Yeah, you have to go in.
Because I've heard they can, you know, shysters can make the top of the kilo pure, but then fuck with the middle of it.
They can. You got to go deep.
So how are Peruvian cartels?
How do they operate? Are they strapped?
No, they're strapped and not like Mexico.
Not like Mexico. Very low key.
Low key. Yeah, yeah. Yeah. Like you could see like a handgun and that's about it.
Right. Well, they don't have they they don't have the violent culture that Mexico. Yeah. And
Columbia have. Yeah. They're not hanging people from the bridges.
They're a little. I mean, they have a lot of violence in their history with the government and with like,
leftist guerrillas, but they're, they were pretty humble, nice people.
I've been to Peru.
Yeah. People are great.
Yeah.
And the Spanish is really easy to pick up.
I would love to deal.
If I was, if I was sourcing drugs, I would go to a place like Peru.
It's so cheap.
I think they're like 1,500 a kilo.
So that was Hefe's price?
But you got to remember, there's transportation involved too.
There's freight.
Okay.
So how long does it take you to test a thousand birds?
Dude, I was there for, do the math.
like three days.
Wow.
Yeah.
And where are you staying?
Right there, dude.
I don't want to leave.
It's like I'm sleeping there.
I'm waking up.
They're giving me coffee.
Dude,
I'm literally.
And are you trying it?
Are you?
You must have to.
Are you taking Xanax too?
No,
Xanax.
Zanx?
Zanx?
This plays a big part of your story, buddy.
Xanax is good.
I mean,
thank God I'm not taking that anymore.
But yeah,
Xanax was definitely a big part.
Up down,
up down.
Sorry.
Zanx was a,
a big factor in college too
like everybody wanted Xanax
What do you think was the hardest to kick
To be honest for me it was the Xanax
Because when I went to prison
They're like dude what's wrong with you
I said I've been on Xanax for like 10 years
And they're like the doctors are looking at you
And they're like dude that's the hardest drug to get off of
Benzos
Wow yeah for sure yeah and that makes sense
Dude literally for three months I was kicking it in the prison cell
I was like
Give me something guys give me something
Mm-hmm.
So you're up there.
You test out 1,000 keys come back good.
A thousand keys is only 1.5 million.
That's his price, dude.
Do the math.
Do the math.
Holy fuck.
And then, so tell us the route.
Are these birds, are all of them going to Australia?
No, no.
This is, I probably had, what did I have?
I would say it probably saw maybe a hundred of those birds in Australia.
Because remember, I lost that money of El-Hafis,
and then I had to come back and bring it in myself through,
through my route.
Right.
And if you watch the documentary, I talked about the wine.

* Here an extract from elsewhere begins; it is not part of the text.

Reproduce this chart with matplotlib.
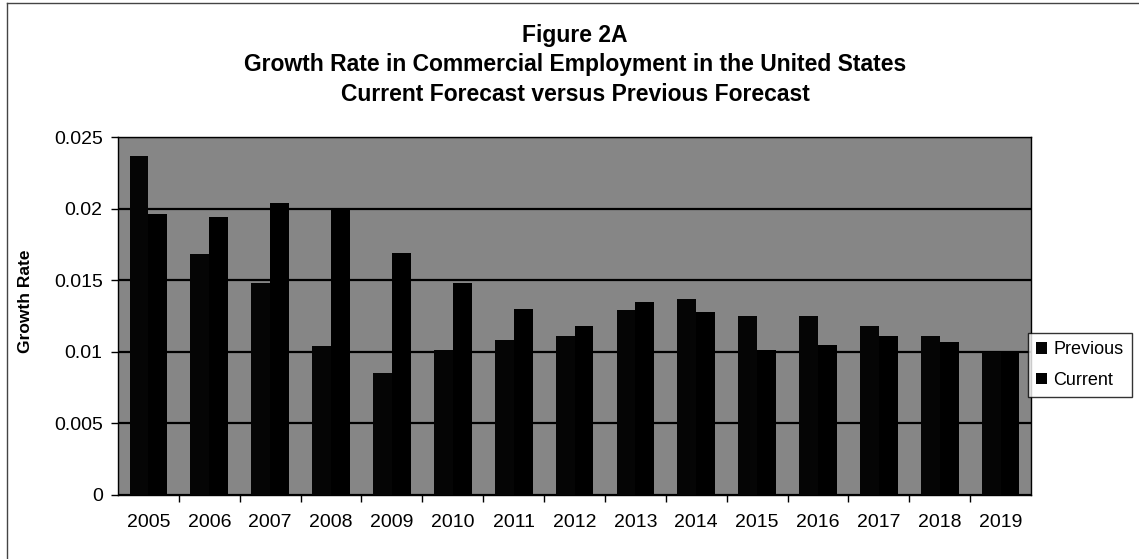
import matplotlib.pyplot as plt
import numpy as np

years = ['2005', '2006', '2007', '2008', '2009', '2010', '2011', '2012',
         '2013', '2014', '2015', '2016', '2017', '2018', '2019']
previous = [0.0237, 0.0168, 0.0148, 0.0104, 0.0085, 0.0101, 0.0108, 0.0111,
            0.0129, 0.0137, 0.0125, 0.0125, 0.0118, 0.0111, 0.0100]
current = [0.0196, 0.0194, 0.0204, 0.0200, 0.0169, 0.0148, 0.0130, 0.0118,
           0.0135, 0.0128, 0.0101, 0.0105, 0.0111, 0.0107, 0.0100]
yticks = [0, 0.005, 0.01, 0.015, 0.02, 0.025]
ylabels = ['0', '0.005', '0.01', '0.015', '0.02', '0.025']

plt.rcParams['font.family'] = ['Liberation Sans', 'DejaVu Sans']

fig = plt.figure(figsize=(11.39, 5.59), dpi=100)
ax = fig.add_axes([0.1036, 0.1145, 0.8016, 0.6404])

# frame lines along the top and left of the chart
fig.add_artist(plt.Line2D([0.006, 1.0], [0.995, 0.995], transform=fig.transFigure,
                          color='#444444', linewidth=1.0))
fig.add_artist(plt.Line2D([0.006, 0.006], [0.0, 0.995], transform=fig.transFigure,
                          color='#444444', linewidth=1.0))

x = np.arange(len(years))
w = 0.31
ax.set_facecolor('#868686')
ax.bar(x - w / 2, previous, w, color='#050505', label='Previous', zorder=3)
ax.bar(x + w / 2, current, w, color='#000000', label='Current', zorder=3)

ax.set_xlim(-0.5, len(years) - 0.5)
ax.set_ylim(0, 0.025)
ax.set_yticks(yticks)
ax.set_yticklabels(ylabels, fontsize=14)
ax.yaxis.grid(True, color='black', linewidth=1.6, zorder=1)
ax.set_axisbelow(True)

# category labels without marks, small marks between categories
ax.set_xticks(x)
ax.set_xticklabels(years, fontsize=14)
ax.tick_params(axis='x', length=0, pad=14)
ax.set_xticks(x[:-1] + 0.5, minor=True)
ax.tick_params(axis='x', which='minor', length=5, width=1, direction='out')
ax.tick_params(axis='y', length=5, width=1, direction='out', pad=6)

for s in ax.spines.values():
    s.set_color('black')
    s.set_linewidth(1.0)

ax.set_ylabel('Growth Rate', fontsize=12.5, fontweight='bold')
ax.yaxis.set_label_coords(-0.093, 0.542)

fig.text(0.505, 0.936, 'Figure 2A', ha='center', va='center',
         fontsize=16.5, fontweight='bold')
fig.text(0.505, 0.884, 'Growth Rate in Commercial Employment in the United States',
         ha='center', va='center', fontsize=16.5, fontweight='bold')
fig.text(0.505, 0.831, 'Current Forecast versus Previous Forecast',
         ha='center', va='center', fontsize=16.5, fontweight='bold')

leg = ax.legend(loc='center left', bbox_to_anchor=(0.997, 0.363), fontsize=13,
                frameon=True, fancybox=False, edgecolor='black',
                handlelength=0.6, handleheight=0.6, handletextpad=0.35,
                borderpad=0.45, labelspacing=0.75, borderaxespad=0)
leg.get_frame().set_linewidth(1.0)

fig.savefig('out.png', dpi=100)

And then they didn't talk about it in the documentary, but I did a lot of chocolate, a lot of chocolate.
Right.
So, and we're going to rehash some of that.
But let me ask you this.
Why not, if you know that at least 100 of those bricks are going to make it to Australia,
why send them north into the States to then be shipped to Australia?
Why not figure out our way to get them out of Peru, which seems like it'd be easier to,
easier to pay people off?
My logistics wasn't there yet.
I see.
You know what I mean?
I didn't have enough.
You got to remember,
I was what, 26 years old.
I didn't have those international contacts yet.
But in a perfect world, yeah,
it makes more sense.
I would technically, if I did it,
like I'm not ever going to do this again,
but if I had the knowledge I do now,
I would definitely get a sailboat
and take it somewhere,
maybe Hawaii,
and then from Hawaii, go to Australia.
Yeah.
And that would be a lot easier
than the method they are bringing it in.
And I think what I've been told
they were bringing in through cacao, which is a popular item in Peru.
Cacao's chocolate.
Chocolate.
Yeah.
Chocolate beans.
Chocolate beans.
Okay.
And they would, this is what I was told at least.
They would bring it to Mexico that way.
That makes sense.
And then Mexico obviously would use that cacao for other things.
So to the best of your knowledge, that load made it through.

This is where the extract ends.